As is so often the case in any debate over the future of England's national football team, the real point of the Hodgson-or-Redknapp argument has been cast so far out into a sea of drivel we can only regret that someone hasn't written it down and put it in a bottle. Then, who knows? The penny might at least drop on some distant desert island.
The nub of the matter, despite what you have heard, is not that a bunch of sports hacks – including yours truly – unsuccessfully picked, or even tried to impose, the wrong horse. When, after all, did the triumphalist, all-seeing Football Association last pick a winner?
We should all know the answer to that question. It was as far back as 1964, give or take the quickly curtailed promise of Terry Venables 30 years after England won the World Cup under Sir Alf Ramsey.
The gut question is simple – and as relevant as it was a mere 30 years ago when Brian Clough, the most brilliant of English football managers, was judged at the FA's old Lancaster Gate headquarters as not a proper fit for the England blazer.

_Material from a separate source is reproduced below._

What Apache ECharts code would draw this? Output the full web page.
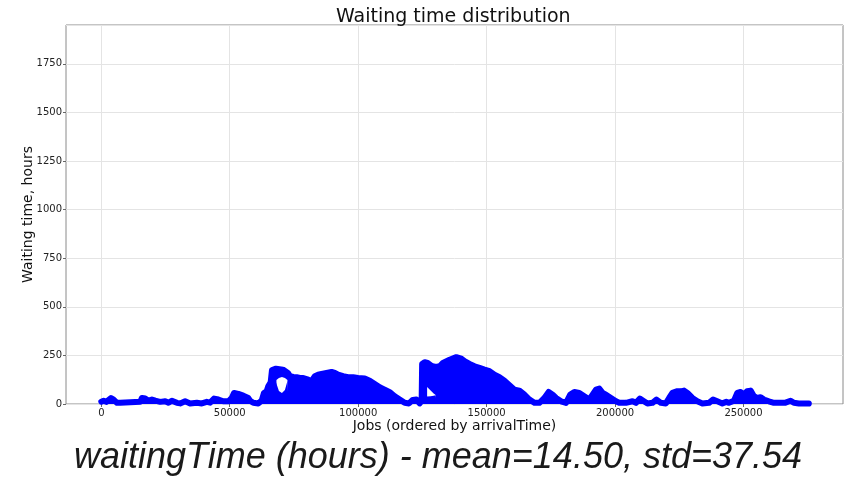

It is not about who happens to be best mates with Harry Boy (my own relations with him down the years have been generally cordial but scarcely intimate) or who doesn't see Roy Hodgson's impressively broad background in the game, and enthusiasm for involvement in every level of the national football operation, as necessarily sure-fire endorsements of his succession to Fabio Capello.
No, the big issue – somewhat by-passed by the FA when it made its announcement earlier this week – is which Englishman in English football over the last few years has produced the most exhilarating football and suggested most strongly that he has the wit and the imagination and, maybe most vitally of all, the understanding of players – how they think, how they operate, how they work, how they play – to get something of a response from arguably the most chronically underachieving nation in the world game?

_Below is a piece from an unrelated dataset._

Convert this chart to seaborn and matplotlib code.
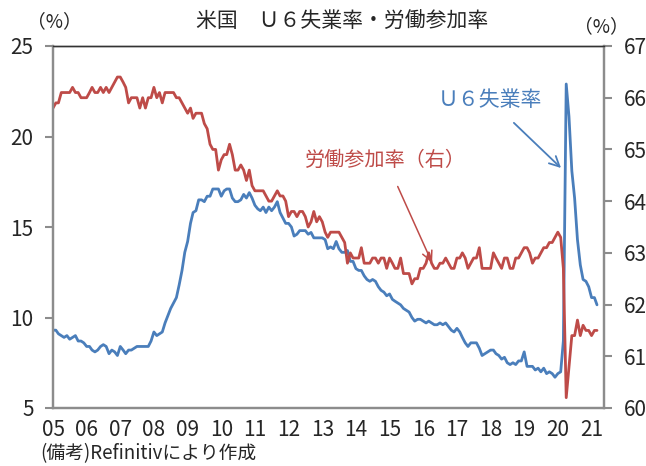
import matplotlib
matplotlib.use("Agg")
import matplotlib.pyplot as plt
import seaborn as sns
import numpy as np
import pandas as pd

# U6 unemployment rate (%), monthly from 2005-01, left axis
u6 = [9.3, 9.3, 9.1, 9.0, 8.9, 9.0, 8.8, 8.9, 9.0, 8.7, 8.7, 8.6,
      8.4, 8.4, 8.2, 8.1, 8.2, 8.4, 8.5, 8.4, 8.0, 8.2, 8.1, 7.9,
      8.4, 8.2, 8.0, 8.2, 8.2, 8.3, 8.4, 8.4, 8.4, 8.4, 8.4, 8.7,
      9.2, 9.0, 9.1, 9.2, 9.7, 10.1, 10.5, 10.8, 11.1, 11.8, 12.6, 13.6,
      14.2, 15.2, 15.8, 15.9, 16.5, 16.5, 16.4, 16.7, 16.7, 17.1, 17.1, 17.1,
      16.7, 17.0, 17.1, 17.1, 16.6, 16.4, 16.4, 16.5, 16.8, 16.6, 16.9, 16.6,
      16.2, 16.0, 15.9, 16.1, 15.8, 16.1, 15.9, 16.1, 16.4, 15.8, 15.5, 15.2,
      15.2, 15.0, 14.5, 14.6, 14.8, 14.8, 14.8, 14.6, 14.7, 14.4, 14.4, 14.4,
      14.4, 14.3, 13.8, 13.9, 13.8, 14.2, 13.8, 13.6, 13.6, 13.7, 13.1, 13.1,
      12.7, 12.6, 12.6, 12.3, 12.1, 12.0, 12.1, 12.0, 11.7, 11.5, 11.4, 11.2,
      11.3, 11.0, 10.9, 10.8, 10.7, 10.5, 10.4, 10.3, 10.0, 9.8, 9.9, 9.9,
      9.8, 9.7, 9.8, 9.7, 9.6, 9.6, 9.7, 9.6, 9.7, 9.5, 9.3, 9.2,
      9.4, 9.2, 8.9, 8.6, 8.4, 8.6, 8.6, 8.6, 8.3, 7.9, 8.0, 8.1,
      8.2, 8.2, 8.0, 7.9, 7.7, 7.8, 7.5, 7.4, 7.5, 7.4, 7.6, 7.6,
      8.1, 7.3, 7.3, 7.3, 7.1, 7.2, 7.0, 7.2, 6.9, 7.0, 6.9, 6.7,
      6.9, 7.0, 8.7, 22.9, 21.1, 18.1, 16.6, 14.3, 12.9, 12.1, 12.0, 11.7,
      11.1, 11.1, 10.7]

# labor force participation rate (%), right axis
lfpr = [65.8, 65.9, 65.9, 66.1, 66.1, 66.1, 66.1, 66.2, 66.1, 66.1, 66.0, 66.0,
        66.0, 66.1, 66.2, 66.1, 66.1, 66.2, 66.1, 66.2, 66.1, 66.2, 66.3, 66.4,
        66.4, 66.3, 66.2, 65.9, 66.0, 66.0, 66.0, 65.8, 66.0, 65.8, 66.0, 66.0,
        66.2, 66.0, 66.1, 65.9, 66.1, 66.1, 66.1, 66.1, 66.0, 66.0, 65.9, 65.8,
        65.7, 65.8, 65.6, 65.7, 65.7, 65.7, 65.5, 65.4, 65.1, 65.0, 65.0, 64.6,
        64.8, 64.9, 64.9, 65.1, 64.9, 64.6, 64.6, 64.7, 64.6, 64.4, 64.6, 64.3,
        64.2, 64.2, 64.2, 64.2, 64.1, 64.0, 64.0, 64.1, 64.2, 64.1, 64.1, 64.0,
        63.7, 63.8, 63.8, 63.7, 63.8, 63.8, 63.7, 63.5, 63.6, 63.8, 63.6, 63.7,
        63.6, 63.4, 63.3, 63.4, 63.4, 63.4, 63.4, 63.3, 63.2, 62.8, 63.0, 62.9,
        62.9, 62.9, 63.1, 62.8, 62.8, 62.8, 62.9, 62.9, 62.8, 62.9, 62.9, 62.7,
        62.9, 62.8, 62.7, 62.7, 62.9, 62.6, 62.6, 62.6, 62.4, 62.5, 62.5, 62.7,
        62.7, 62.8, 63.0, 62.8, 62.7, 62.7, 62.8, 62.8, 62.9, 62.8, 62.7, 62.7,
        62.9, 62.9, 63.0, 62.9, 62.7, 62.8, 62.9, 62.9, 63.1, 62.7, 62.7, 62.7,
        62.7, 63.0, 62.9, 62.8, 62.7, 62.9, 62.9, 62.7, 62.7, 62.9, 62.9, 63.0,
        63.1, 63.1, 63.0, 62.8, 62.9, 62.9, 63.0, 63.1, 63.1, 63.2, 63.2, 63.3,
        63.4, 63.3, 62.7, 60.2, 60.8, 61.4, 61.4, 61.7, 61.4, 61.6, 61.5, 61.5,
        61.4, 61.5, 61.5]

year_labels = ["05", "06", "07", "08", "09", "10", "11", "12", "13",
               "14", "15", "16", "17", "18", "19", "20", "21"]

months = pd.date_range("2005-01-01", periods=len(u6), freq="MS")
df = pd.DataFrame({"month": months, "u6": u6, "lfpr": lfpr})

sns.set_style("white")
plt.rcParams['font.family'] = ['Noto Sans CJK JP', 'DejaVu Sans']

blue = "#4a7ebb"
red = "#be4b48"
grey = "#8c8c8c"

fig = plt.figure(figsize=(6.46, 4.66), dpi=100)
ax = fig.add_axes([53/646, 1-408/466, 551/646, 362/466])
ax2 = ax.twinx()

sns.lineplot(data=df, x="month", y="u6", ax=ax, color=blue, linewidth=2.0)
sns.lineplot(data=df, x="month", y="lfpr", ax=ax2, color=red, linewidth=2.0)

ax.set_xlim(pd.Timestamp("2005-01-01"), pd.Timestamp("2021-05-16"))
ax.set_ylim(5, 25)
ax2.set_ylim(60, 67)
ax.set_yticks([5, 10, 15, 20, 25])
ax2.set_yticks(list(range(60, 68)))
ticks = pd.date_range("2005-01-01", periods=len(year_labels), freq="YS")
ax.set_xticks(ticks)
ax.set_xticklabels(year_labels)
for a in (ax, ax2):
    a.set_xlabel("")
    a.set_ylabel("")

ax.tick_params(axis="x", length=0, pad=8, labelsize=15)
ax.tick_params(axis="y", left=True, length=6, width=1.5, color=grey,
               direction="out", pad=8, labelsize=15)
ax2.tick_params(axis="y", right=True, length=6, width=1.5, color=grey,
                direction="out", pad=8, labelsize=15)

for a in (ax, ax2):
    for side in ("left", "right", "bottom"):
        a.spines[side].set_color(grey)
        a.spines[side].set_linewidth(1.6)
    a.spines["top"].set_color("#333333")
    a.spines["top"].set_linewidth(1.0)

# annotations
ax.annotate("Ｕ６失業率", xy=(0.922, 0.663), xytext=(0.793, 0.851),
            xycoords="axes fraction", textcoords="axes fraction",
            ha="center", va="center", fontsize=15, color=blue,
            arrowprops=dict(arrowstyle="->", color=blue, lw=1.3,
                            shrinkA=9, shrinkB=0, mutation_scale=18))
ax2.annotate("労働参加率（右）", xy=(0.688, 0.401), xytext=(0.604, 0.685),
             xycoords="axes fraction", textcoords="axes fraction",
             ha="center", va="center", fontsize=14.5, color=red,
             arrowprops=dict(arrowstyle="->", color=red, lw=1.1,
                             shrinkA=10, shrinkB=0, mutation_scale=18))

fig.text(342/646, 1-22/466, "米国　Ｕ６失業率・労働参加率", ha="center",
         va="center", fontsize=15)
fig.text(54/646, 1-22/466, "（%）", ha="center", va="center", fontsize=13.5)
fig.text(601/646, 1-27/466, "（%）", ha="center", va="center", fontsize=13.5)
fig.text(40/646, 1-454/466, "(備考)Refinitivにより作成", ha="left",
         va="center", fontsize=13.5)

fig.savefig("out.png", dpi=100)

Is it Roy Hodgson, for all his virtues, or was it Harry Redknapp?
Instead of dwelling on the fact that the FA, given all of the latter's track record at White Hart Lane, not least his brief but thrilling adventures in the Champions League when the reigning champions Internazionale and the Serie A title winners-elect, Milan, were put to the sword, has treated Redknapp with an egregious lack of courtesy, we should get back to the indisputable fact that in these terms Redknapp wins by the length of Seven Sisters Road.
No, he is not Clough. He hasn't won a couple of European Cups with football that, while not always luminous, invariably carried the hard edge of a winning instinct. But he has got into the heads of players like Gareth Bale and Luka Modric and Kyle Walker and made them immeasurably better players.
What Redknapp has most in common with Clough, and Venables, is not so much an easy rapport with players (Clough could play the martinet as readily as the father figure) but the capacity to cause uneasiness in the FA's upper echelons.
Clough was outrageous in many respects. He was a brilliant player and always knew it, and when he came to management he had a genius for building great teams – rather than preserving one at Leeds United – that persuaded him that his claims for the England job could not be resisted.
It turned out to be no more than a pretty thought – as did the hope in some quarters that Venables would be able to survive some troubling business adventures and build on the promise of his work in Euro '96, which included a wholesale ransacking of the Netherlands at Wembley.
Over Redknapp, the FA has applied the policy of omerta. Trevor Brooking, the head of football development at the FA, strenuously denies that his recommendations were coloured by old enmity. The FA chairman, David Bernstein, steadfastly refused to mention the non-candidate's name. That this was at the very least curious, and at worst wilfully ungenerous, has been dismissed as the jaundiced reaction of Redknapp admirers.
However, if the debate isn't to lose all rationality, we have to go a little deeper under the cloak of denial. We have to see it as a defensive posture, an implicit acknowledgement that a legitimate measuring of Roy Hodgson's extremely worthy career against the old-pro flair of Harry Redknapp simply didn't happen.
This doesn't mean that Hodgson should be denied the support he and the FA have requested so urgently, however brittle it may prove. But nor does it say that we are not entitled to question the wisdom of a decision that was handed down so imperiously it might have been written on a piece of stone. That it landed so heavily on the head of Harry Redknapp was gratuitously insulting, apart from also – it is believed here – being plain wrong.